Jouer au féminin un
engagement
Mon ancêtre était esclave d’un colon français, son fils
général haïtien, son petit fils politicien lettré, le fils de celui-ci était
médecin et mon père doyen de la faculté de médecine de Port-au Prince. J’ai été
élevé dans l’admiration de ces hommes qui ont lutté pour la reconnaissance de
leur humanité. Le rôle des femmes n’était pas mentionné, elles étaient nommées,
sans plus. J’ai donc été élevé pour être, comme elles, la fille soumise et
aimante de son père, l’épouse qui seconde son mari et la bonne chrétienne. J’ai
mis 40 ans pour modifier la donne. J’ai d’abord rompu avec le carcan de la
religion, puis j’ai clairement exprimé à mon père, par le biais d’une lettre
mémorable, mon désir de le voir me
respecter en tant qu’être autonome et enfin j’ai divorcé de celui dont j’étais
et devais être à jamais, la seconde.
Si, à cette époque, je me suis retrouvée chancelante, la voix abimée, le corps oublié,
sourde à mon appartenance féminine, c’est que j’avais aussi subi depuis mon
arrivée en France, le poids de l’assimilation. J’étais aliénée. J’avais été
amené à me glisser dans le moule ambiant jusqu’à arriver à me couper de mes
origines, de ma culture, de mes semblables, pour devenir neutre, française.

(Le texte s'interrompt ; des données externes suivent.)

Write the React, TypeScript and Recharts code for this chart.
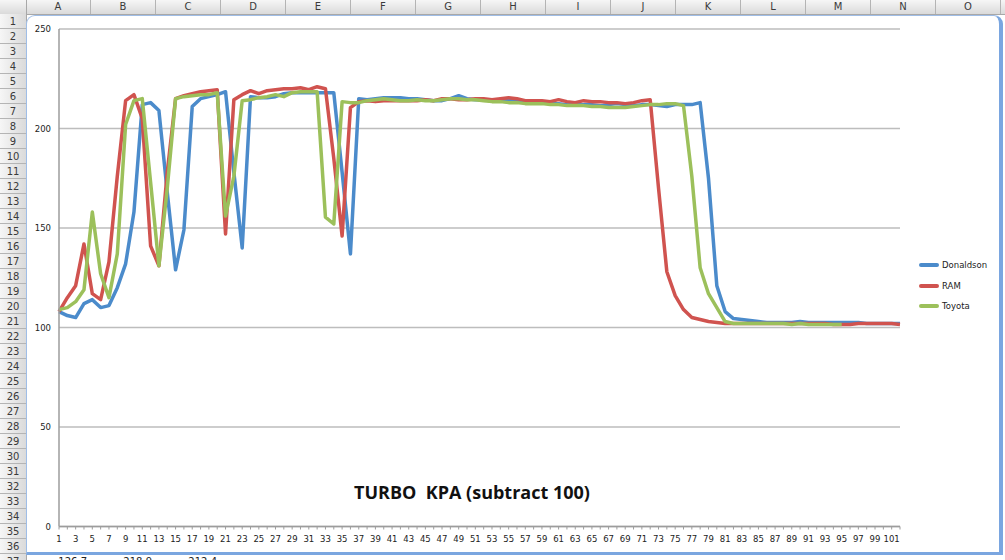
import React from 'react';
import { LineChart, Line, XAxis, YAxis, CartesianGrid, Legend } from 'recharts';

// sample number on the x axis
const samples = [
  1, 2, 3, 4, 5, 6, 7, 8, 9, 10, 11, 12, 13, 14, 15, 16, 17, 18, 19, 20,
  21, 22, 23, 24, 25, 26, 27, 28, 29, 30, 31, 32, 33, 34, 35, 36, 37, 38, 39, 40,
  41, 42, 43, 44, 45, 46, 47, 48, 49, 50, 51, 52, 53, 54, 55, 56, 57, 58, 59, 60,
  61, 62, 63, 64, 65, 66, 67, 68, 69, 70, 71, 72, 73, 74, 75, 76, 77, 78, 79, 80,
  81, 82, 83, 84, 85, 86, 87, 88, 89, 90, 91, 92, 93, 94, 95, 96, 97, 98, 99, 100,
  101, 102,
];

const donaldson = [
  108, 106, 105, 112, 114, 110, 111, 120, 132, 158,
  212, 213, 209, 168, 129, 149, 211, 215, 216, 217,
  218.5, 178, 140, 216, 215.5, 215.5, 216, 217.5, 218, 218,
  218, 218, 218, 218, 178, 137, 215, 214.5, 215, 215.5,
  215.5, 215.5, 215, 215, 214.5, 214, 214, 215, 216.5, 215,
  214.5, 214.5, 214, 214, 214, 214, 213.5, 213, 213, 212.5,
  212.5, 212, 212.5, 212, 212, 211.5, 212, 212.5, 212, 211.5,
  212, 212, 211.5, 211, 212, 212, 212, 213, 175, 121,
  108, 104.5, 104, 103.5, 103, 102.5, 102.5, 102.5, 102.5, 103,
  102.5, 102.5, 102.5, 102.5, 102.5, 102.5, 102.5, 102, 102, 102,
  102, 102,
];

const ram = [
  108, 115, 121, 142, 117, 114, 133, 176, 214, 217,
  205, 141, 131, 178, 215, 216.5, 217.5, 218.5, 219, 219.5,
  147, 214.5, 217, 219, 217.5, 219, 219.5, 220, 220, 220.5,
  219.5, 221, 220, 185, 146, 210.5, 213.5, 214, 213.5, 214,
  214, 214, 214, 214, 214.5, 214, 215, 215, 214.5, 214.5,
  215, 215, 214.5, 215, 215.5, 215, 214, 214, 214, 213.5,
  214.5, 213.5, 213, 214, 213.5, 213.5, 213, 213, 212.5, 213,
  214, 214.5, 170, 128, 116, 109, 105, 104, 103, 102.5,
  102, 102, 102, 102, 102, 102, 102, 102, 102, 102,
  102, 102, 102, 101.5, 101.5, 101.5, 102, 102, 102, 102,
  102, 101.5,
];

const toyota = [
  109, 110, 113, 119, 158, 127, 115, 137, 202, 214,
  215, 173, 131, 170, 215, 216, 216.5, 217, 217, 218,
  156, 176, 214, 214.5, 215.5, 216, 217, 216, 218, 218.5,
  218.5, 218.5, 155.5, 152, 213.5, 213, 213, 214, 214.5, 215,
  214.5, 214, 214, 214.5, 214, 214, 214.5, 215, 215, 214.5,
  214.5, 214, 213.5, 213.5, 213, 213, 212.5, 212.5, 212.5, 212,
  212, 211.5, 211.5, 211.5, 211, 211, 210.5, 210.5, 210.5, 211,
  211.5, 212, 212, 212.5, 212.5, 211.5, 176, 130, 117, 110,
  103, 102, 102, 102, 102, 102, 102, 102, 101.5, 102,
  101.5, 101.5, 101.5, 101.5, 101.5,
];

const yTicks = [0, 50, 100, 150, 200, 250];
const columnLetters = ['A', 'B', 'C', 'D', 'E', 'F', 'G', 'H', 'I', 'J', 'K', 'L', 'M', 'N', 'O'];
const row37Cells = ['126.7', '218.9', '212.4'];

const data = samples.map((s, i) => ({
  sample: s,
  Donaldson: donaldson[i],
  RAM: ram[i],
  Toyota: i < toyota.length ? toyota[i] : null,
}));

const FONT = '"DejaVu Sans", Verdana, sans-serif';
const COL_W = 65;
const ROW_H = 15;
const HEAD_H = 14;
const ROWHEAD_W = 26;

// only every second sample gets a label, like Excel does
const XTick = (props: any) => {
  const { x, y, payload } = props;
  if (payload.value % 2 === 0) return <g />;
  return (
    <text x={x} y={y} dy="0.71em" textAnchor="middle" fontSize={8.5} fontFamily={FONT} fill="#222">
      {payload.value}
    </text>
  );
};

const renderLegend = (props: any) => (
  <div>
    {(props.payload || []).map((p: any) => (
      <div key={p.value} style={{ display: 'flex', alignItems: 'center', height: 20.5 }}>
        <span style={{ display: 'inline-block', width: 20, height: 4, borderRadius: 2, background: p.color, marginRight: 3 }} />
        <span style={{ fontSize: 8.5, fontFamily: FONT, color: '#222' }}>{p.value}</span>
      </div>
    ))}
  </div>
);

const headerBg = 'linear-gradient(#f6f6f6, #dadada)';

const App: React.FC = () => {
  return (
    <div style={{ position: 'fixed', left: 0, top: 0, width: 1005, height: 560, overflow: 'hidden', background: '#fff' }}>
      {/* column header strip */}
      <div style={{ position: 'absolute', left: 0, top: 0, width: 1005, height: HEAD_H, background: headerBg, borderBottom: '1px solid #a8a8a8' }} />
      <div style={{ position: 'absolute', left: 0, top: 0, width: ROWHEAD_W, height: HEAD_H, borderRight: '1px solid #a8a8a8' }} />
      {columnLetters.map((c, i) => (
        <div
          key={c}
          style={{
            position: 'absolute', left: ROWHEAD_W + i * COL_W, top: 0, width: COL_W, height: HEAD_H,
            borderRight: '1px solid #b4b4b4', boxSizing: 'border-box', textAlign: 'center',
            fontFamily: FONT, fontSize: 10, lineHeight: HEAD_H + 'px', color: '#3a3a3a',
          }}
        >
          {c}
        </div>
      ))}
      {/* row header strip */}
      <div style={{ position: 'absolute', left: 0, top: HEAD_H, width: ROWHEAD_W, height: 560 - HEAD_H, background: 'linear-gradient(90deg, #f6f6f6, #dadada)', borderRight: '1px solid #a8a8a8' }} />
      {Array.from({ length: 37 }, (_, i) => (
        <div
          key={i}
          style={{
            position: 'absolute', left: 0, top: HEAD_H + i * ROW_H, width: ROWHEAD_W, height: ROW_H,
            borderBottom: '1px solid #b4b4b4', boxSizing: 'border-box', textAlign: 'center',
            fontFamily: FONT, fontSize: 10, lineHeight: ROW_H + 'px', color: '#3a3a3a',
          }}
        >
          {i + 1}
        </div>
      ))}
      {/* row 37 peeking out below the chart */}
      {row37Cells.map((v, i) => (
        <div
          key={v}
          style={{
            position: 'absolute', left: ROWHEAD_W + i * COL_W, top: HEAD_H + 36 * ROW_H, width: COL_W - 4, height: ROW_H,
            textAlign: 'right', fontFamily: FONT, fontSize: 10, lineHeight: ROW_H + 'px', color: '#222',
          }}
        >
          {v}
        </div>
      ))}

      {/* chart object */}
      <div
        style={{
          position: 'absolute', left: 26, top: 15, width: 977, height: 540, boxSizing: 'border-box',
          background: '#fff', border: '1px solid #9fbde6', borderRight: '4px solid #7aa6e0',
          borderBottom: '3px solid #7aa6e0', borderTopLeftRadius: 9, borderTopRightRadius: 9,
        }}
      >
        <div style={{ position: 'absolute', left: 0, top: -1 }}>
          <LineChart width={972} height={537} data={data} margin={{ top: 14, right: 99, left: 2, bottom: 5.5 }}>
            <CartesianGrid vertical={false} stroke="#bdbdbd" strokeWidth={1.5} />
            <XAxis
              dataKey="sample"
              interval={0}
              height={20}
              tickSize={3}
              tickMargin={6}
              tick={<XTick />}
              stroke="#9c9c9c"
              tickLine={{ stroke: '#9c9c9c' }}
              axisLine={{ stroke: '#9c9c9c', strokeWidth: 1.5 }}
            />
            <YAxis
              domain={[0, 250]}
              ticks={yTicks}
              width={30}
              tickLine={false}
              axisLine={{ stroke: '#9c9c9c', strokeWidth: 1.5 }}
              tick={{ fontSize: 8.5, fontFamily: FONT, fill: '#222' }}
            />
            <Legend
              layout="vertical"
              align="center"
              verticalAlign="middle"
              content={renderLegend}
              wrapperStyle={{ left: 892, top: 240, width: 80 }}
            />
            <Line type="linear" dataKey="Donaldson" stroke="#4b8bcb" strokeWidth={3.5} dot={false} isAnimationActive={false} strokeLinejoin="round" />
            <Line type="linear" dataKey="RAM" stroke="#d0534f" strokeWidth={3.5} dot={false} isAnimationActive={false} strokeLinejoin="round" />
            <Line type="linear" dataKey="Toyota" stroke="#9cc05b" strokeWidth={3.5} dot={false} isAnimationActive={false} strokeLinejoin="round" />
          </LineChart>
        </div>
        <div
          style={{
            position: 'absolute', left: 472 - 27, top: 464, transform: 'translateX(-50%)', whiteSpace: 'pre',
            fontFamily: '"Open Sans", sans-serif', fontWeight: 700, fontSize: 18, color: '#111',
          }}
        >
          {'TURBO  KPA (subtract 100)'}
        </div>
      </div>
    </div>
  );
};

export default App;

C’était pour tout le monde plus facile à digérer ma différence, sauf pour moi.
J’avais une autre histoire, un autre mélange racial, une autre identité.
Mais grâce à ma quête ardente, semblable à celle de mes
ancêtres, j’ai lutté pour conquérir ma place d’être humain dans le monde où je
vivais désormais. Je me suis rebellée. Je n’étais pas un oiseau des îles comme
on me considérait à mon arrivée dans la France des années 56. Je n’étais pas un clone, je
n’étais pas une seconde, j’étais moi avec mes différences et mes ressemblances.
Une femme. Si j’ai flirté avec le MLAC, je suis restée à l’écart des mouvements
féministes occidentaux, consciente du danger de devenir, à mon tour, une
ogresse pour les hommes. Je n’avais aucune envie de me venger des hommes et, en
plus, j’étais mère d’un fils que je ne tenais pas à castrer.
C’est le théâtre qui
m’a ouvert la voie vers mon vrai devenir de femme. Après des années de
théâtre amateur, j’ai donc commencé par me joindre à une compagnie qui m’a accueillie chaleureusement. Mais
après une tournée en Amérique Latine et dans la Caraïbe, je me suis
retirée pour faire « cavalière seule » car mon objectif était
différent du leur. Mon engagement de femme était de faire connaître et respecter la culture,
l’histoire et la tradition orale d’Haïti, l’histoire de ma famille et ma propre
histoire, par le biais de l’art du conte, du théâtre et du chant.
Et c’est ainsi que j’ai commencé à conter seule et à voix
nue. Puis j’ai engagée un musicien. J’ai
crée des spectacles, j’ai écrit, J’ai conté, j’ai joué, j’ai tourné avec ou
sans musicien, seule ou dans une compagnie pendant de nombreuses années en
France et un peu partout dans le monde.
C’est en 1995 que j’ai créé ma propre compagnie que j’ai
dirigé et alimenté par mon travail jusqu’à ce jour : la compagnie Ti Moun
Fou. Mots créoles qui signifient « Petit Enfant Fada ». C’est ainsi
que l’on me nommait petite fille et c’est certainement grâce à l’émerveillement de l’enfance et à la
folle liberté de mon imaginaire que j’ai pu m’engager à jouer au féminin.